Argonne National Laboratory

Improving Resource Availability by Relaxing Network Allocation Constraints on the Blue Gene/P

TitleImproving Resource Availability by Relaxing Network Allocation Constraints on the Blue Gene/P
Publication TypeConference Paper
Year of Publication2009
AuthorsDesai, NL, Buntinas, D, Buettner, D, Balaji, P, Chan, A
Conference Name2009 International Conference on Parallel Processing
Date Published09/2009
PublisherIEEE Computer Society
Conference LocationVienna, Austria
Other NumbersANL/MCS-P1587-0209

High-end computing (HEC) systems have passed the petaflop barrier and continue to move toward the next frontier of {exascale} computing. As companies and research institutes continue to work toward architecting these enormous systems, it is becoming increasingly clear that these systems will utilize a significant amount of shared hardware between processing units, including shared caches, memory management engines, and network infrastructure. While these systems are optimized to use all of the hardware available in a dedicated manner to achieve the best performance, in practice, the shared nature of this hardware makes scheduling applications on it difficult and wasteful. For example, while the IBM Blue Gene/P system has been designed to use a torus network for efficient communication, some of the torus links (especially those connecting different racks) are shared between multiple racks. Thus, a job running on one rack, might preclude another job from running on a second rack in spite of having its compute resources completely idle.
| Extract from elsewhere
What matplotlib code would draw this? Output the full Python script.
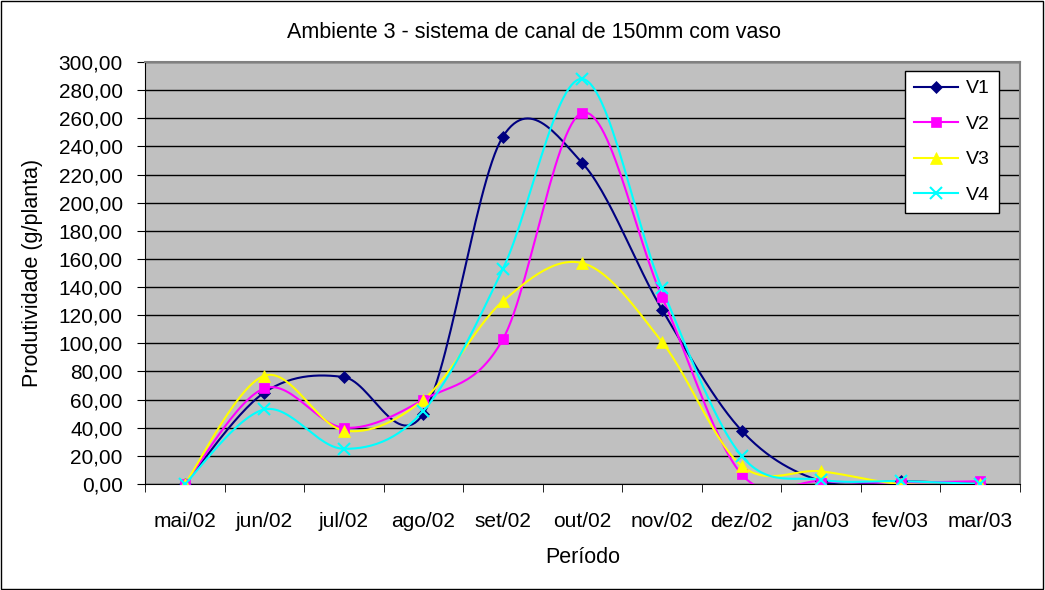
import numpy as np
import matplotlib
matplotlib.use('Agg')
import matplotlib.pyplot as plt
from matplotlib.patches import Rectangle

plt.rcParams['font.family'] = ['Liberation Sans', 'DejaVu Sans']

meses = ['mai/02', 'jun/02', 'jul/02', 'ago/02', 'set/02', 'out/02',
         'nov/02', 'dez/02', 'jan/03', 'fev/03', 'mar/03']
v1 = [0, 65, 76, 50, 247, 228, 124, 38, 2, 2, 0]
v2 = [0, 68, 40, 60, 103, 264, 133, 7, 2, 1, 2]
v3 = [0, 77, 38, 60, 130, 157, 101, 13, 9, 0, 0]
v4 = [0, 53, 25, 52, 153, 288, 139, 20, 3, 2, 0]

series = [('V1', v1, '#000080', 'D', 6),
          ('V2', v2, '#FF00FF', 's', 7),
          ('V3', v3, '#FFFF00', '^', 8),
          ('V4', v4, '#00FFFF', 'x', 8)]


def smooth(y, n=30):
    # bezier smoothing like the spreadsheet "smoothed line"
    y = np.asarray(y, float)
    x = np.arange(len(y), dtype=float)
    xs, ys = [], []
    for i in range(len(y) - 1):
        p0 = (x[max(i - 1, 0)], y[max(i - 1, 0)])
        p1 = (x[i], y[i])
        p2 = (x[i + 1], y[i + 1])
        p3 = (x[min(i + 2, len(y) - 1)], y[min(i + 2, len(y) - 1)])
        c1 = (p1[0] + (p2[0] - p0[0]) / 6, p1[1] + (p2[1] - p0[1]) / 6)
        c2 = (p2[0] - (p3[0] - p1[0]) / 6, p2[1] - (p3[1] - p1[1]) / 6)
        t = np.linspace(0, 1, n)
        for k in range(2):
            pts = [p1[k], c1[k], c2[k], p2[k]]
            b = ((1 - t) ** 3 * pts[0] + 3 * (1 - t) ** 2 * t * pts[1]
                 + 3 * (1 - t) * t ** 2 * pts[2] + t ** 3 * pts[3])
            (xs if k == 0 else ys).append(b)
    return np.concatenate(xs), np.concatenate(ys)


fig = plt.figure(figsize=(10.45, 5.9), dpi=100)
fig.patches.append(Rectangle((0.001, 0.002), 0.997, 0.996, transform=fig.transFigure,
                             fill=False, edgecolor='black', linewidth=1))
ax = fig.add_axes([0.1388, 0.1797, 0.8372, 0.7152])
ax.set_facecolor('#C0C0C0')

x = np.arange(len(meses))
handles = []
for name, vals, color, mk, ms in series:
    sx, sy = smooth(vals)
    ax.plot(sx, sy, color=color, linewidth=1.5, zorder=3)
    mew = 1.5 if mk == 'x' else 0.5
    ax.plot(x, vals, linestyle='none', marker=mk, markersize=ms, color=color,
            markeredgecolor=color, markeredgewidth=mew, zorder=4)
    h, = ax.plot([], [], color=color, linewidth=1.5, marker=mk, markersize=ms,
                 markeredgecolor=color, markeredgewidth=mew)
    h.set_label(name)
    handles.append(h)

ax.set_xlim(-0.5, len(meses) - 0.5)
ax.set_ylim(0, 300)
ax.set_yticks(np.arange(0, 301, 20))
ax.set_yticklabels(['%d,00' % v for v in range(0, 301, 20)], fontsize=15)
ax.set_xticks(x)
ax.set_xticklabels(meses, fontsize=15)
ax.set_xticks(np.arange(-0.5, len(meses), 1), minor=True)
ax.tick_params(axis='x', which='major', length=0, pad=20)
ax.tick_params(axis='x', which='minor', length=6, direction='out')
ax.tick_params(axis='y', length=6, direction='out', pad=10)
ax.yaxis.grid(True, color='black', linewidth=1)
ax.set_axisbelow(True)
for side in ['top', 'right']:
    ax.spines[side].set_color('#808080')
    ax.spines[side].set_linewidth(1.5)
ax.spines['left'].set_color('black')
ax.spines['bottom'].set_color('black')

fig.text(534 / 1045, 1 - 33 / 590, 'Ambiente 3 - sistema de canal de 150mm com vaso',
         fontsize=15.5, ha='center', va='center')
ax.set_xlabel('Período', fontsize=15.5, labelpad=12)
ax.set_ylabel('Produtividade (g/planta)', fontsize=15.5, labelpad=11)

leg = ax.legend(handles=handles, loc='upper right',
                bbox_to_anchor=(999 / 1045, 1 - 71 / 590), bbox_transform=fig.transFigure,
                borderaxespad=0, fontsize=14, frameon=True, fancybox=False,
                edgecolor='black', framealpha=1, handlelength=2.3,
                labelspacing=0.92, borderpad=0.45, handletextpad=0.4)
leg.get_frame().set_linewidth(1)

fig.savefig('out.png', dpi=100)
In this paper, we assess the relative performance degradation noticed by real applications when such shared network hardware is completely unutilized for some cases. Our measurements on Intrepid, one of the largest Blue Gene/P installations in the world, demonstrate less than 5% degradation for several leadership applications commonly run on the Intrepid system. Further, we demonstrate that the additional scheduling flexibility offered by not sharing such hardware can improve the overall job turnaround time by nearly 40% in some cases.